Auteur : Luchino Visconti (1906-1976) est un réalisateur, acteur, scénariste italien, issu d’une grande famille Lombarde. Sa carrière au cinéma commence en 1936, lorsqu’il collabore avec Jean Renoir, notamment sur Les Bas Fonds, Une partie de campagne, La Tosca. Très influencé à ses débuts par le cinéma réaliste, il dirige son premier long métrage Les Amants diaboliques (1942). Il crée également une troupe de comédiens et monte plusieurs pièces lyriques. Il revient à la réalisation pour La Terre tremble (1948), puis Bellissima (1951). Senso (1954) sa première œuvre couleur est nommée au Lion d’or de Venise. Il obtient le Lion d’argent pour Les Nuits blanches (1957) puis le Prix spécial de la Mostra pour Rocco et ses frères (1960). Sa reconnaissance internationale viendra avec Le Guépard (1963) pour lequel il obtient une Palme d’or au Festival de Cannes. Plusieurs autres réalisations suivent, dont de grandes fresques historiques comme Les Damnés (1969). Toujours sensible à la décadence d’un monde, il réalise Mort à Venise (1971), puis Ludwig (1972). Suivent deux autres films plus sombres, Violence et Passion (1974) et son dernier, L’Innocent (1976). L’œuvre de Visconti est d’une grande richesse, qui fait de lui une légende du cinéma.
Interprètes : Dirk Bogarde (Gustav Von Aschenbach) ; Bjorn Andresen (Tadzio) ; Silvana Mangano (la mère de Tadzio) ; Marisa Berenson (Madame Von Aschenbach).
Résumé : Venise, années 1900. Pressé par ses médecins, le compositeur allemand Gustav Von Aschenbach va prendre quelque repos à l’Hôtel des Bains, sur le Lido. Pendant que souffle le sirocco et que bruissent des rumeurs d’épidémie de choléra, il y fait la rencontre de la Beauté, en la personne d’un jeune noble polonais, Tadzio.
Analyse : Dans Mort à Venise, qui est parmi ses derniers films, on retrouve toutes les obsessions de Visconti, la vieillesse, la mort, l’amour, sa fascination pour la beauté et la jeunesse. Adapté d’un roman de Thomas Mann, sensible comme lui à la décadence du monde, il réalise un véritable chef d’œuvre ; un film parfait tant d’un point de vue cinématographique qu’esthétique, avec de magnifiques images, des décors somptueux, reconstitués avec le soin et l’art de la précision qu’on connait à l’auteur. Très peu de dialogues, il est essentiellement centré sur les pensées de Gustav Von Aschenbach.

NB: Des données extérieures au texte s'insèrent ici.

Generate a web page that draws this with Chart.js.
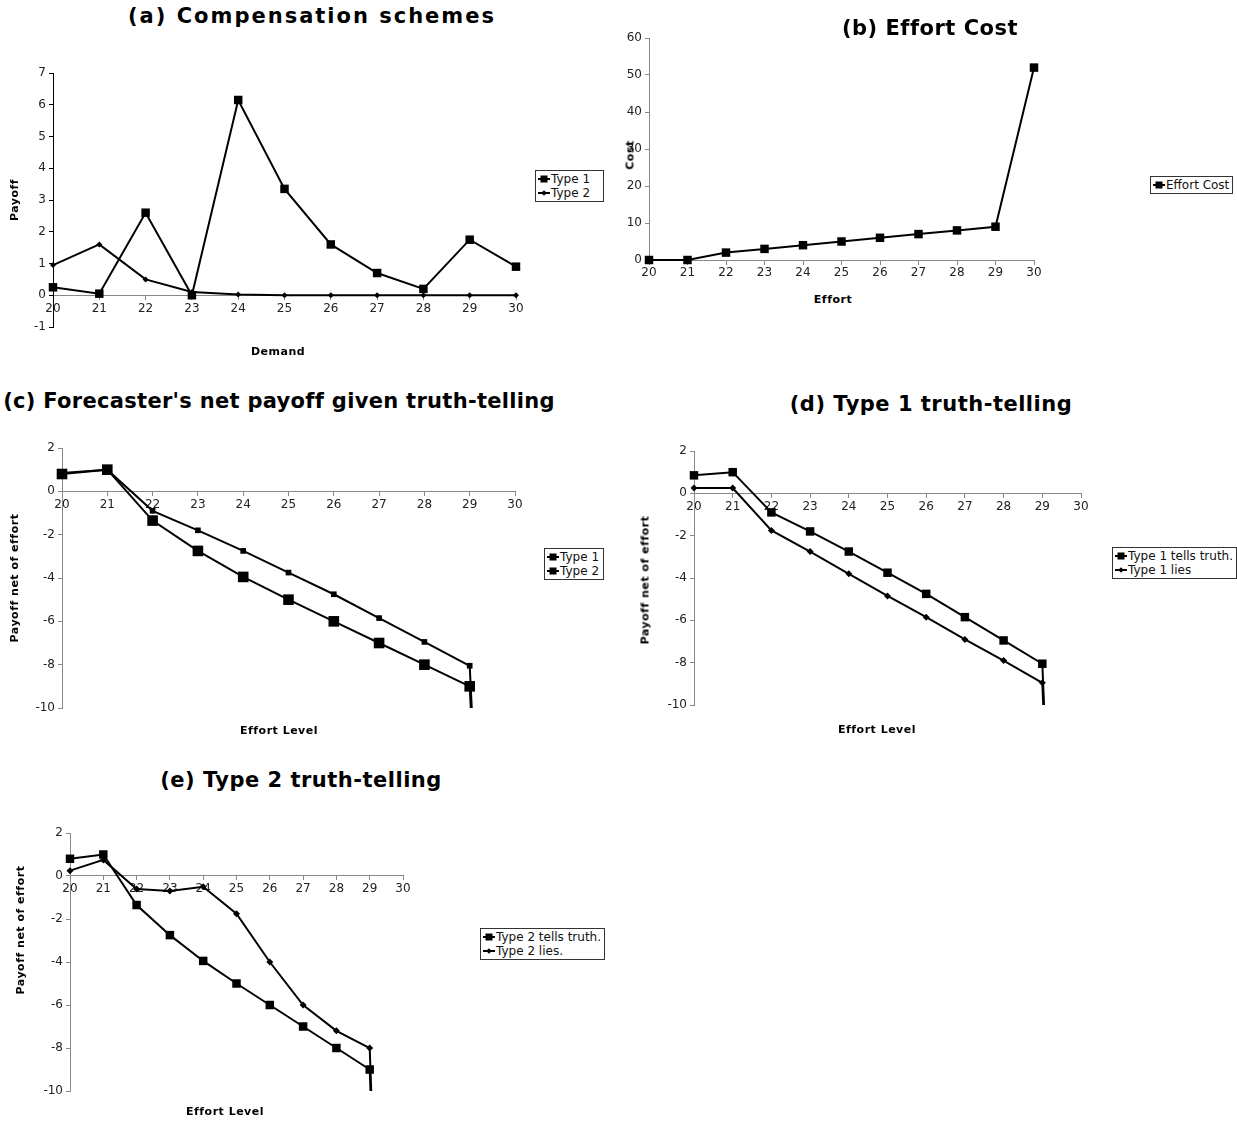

Ce dernier affirmait à son ami Alfred que la beauté ne peut être spontanée mais seulement issue de l’imagination de l’artiste et engendrée par l’art. Et pourtant ! On assiste à la sidération du vieux compositeur devant cet adolescent sublime, blond, gracile, d’une beauté pure comme un ange de Raphaël. Il est l’innocence, la perfection vers laquelle il a tendu toute sa vie dans sa musique. Insoutenable éblouissement de la Beauté illustré par les vers de Platon, en exergue du film, « Celui dont les yeux ont vu la Beauté A la mort dès lors est prédestiné ». Tout se joue dans le regard de ce vieil homme qui exprime le choc de l’émerveillement, la crainte de ce sentiment et finalement son acceptation. Par une série de zooms avant et zooms arrière Visconti parvient à nous sensibiliser au trouble que suscite Tadzio chez le vieil homme. Les lents travellings nous disent la mélancolie d’un homme malade en fin de vie, touché par une beauté qu’il n’atteindra jamais comme cet horizon que désigne Tazdio à la fin du film, silhouette inoubliable qui se détache sur un si beau coucher de soleil annonciateur de mort. L’adagietto de la 5ème symphonie du grand compositeur romantique Gustav Mahler ajoute à la fascination qu’exerce ce film en soulignant son atmosphère mélancolique, sombre et crépusculaire.
Il n’est pas facile d’exprimer dans le langage cinématographique l’éblouissement que provoque l’indicible beauté. C’est tout le talent du réalisateur qui a créé ce pur chef d’œuvre qu’on a toujours un immense plaisir à revoir.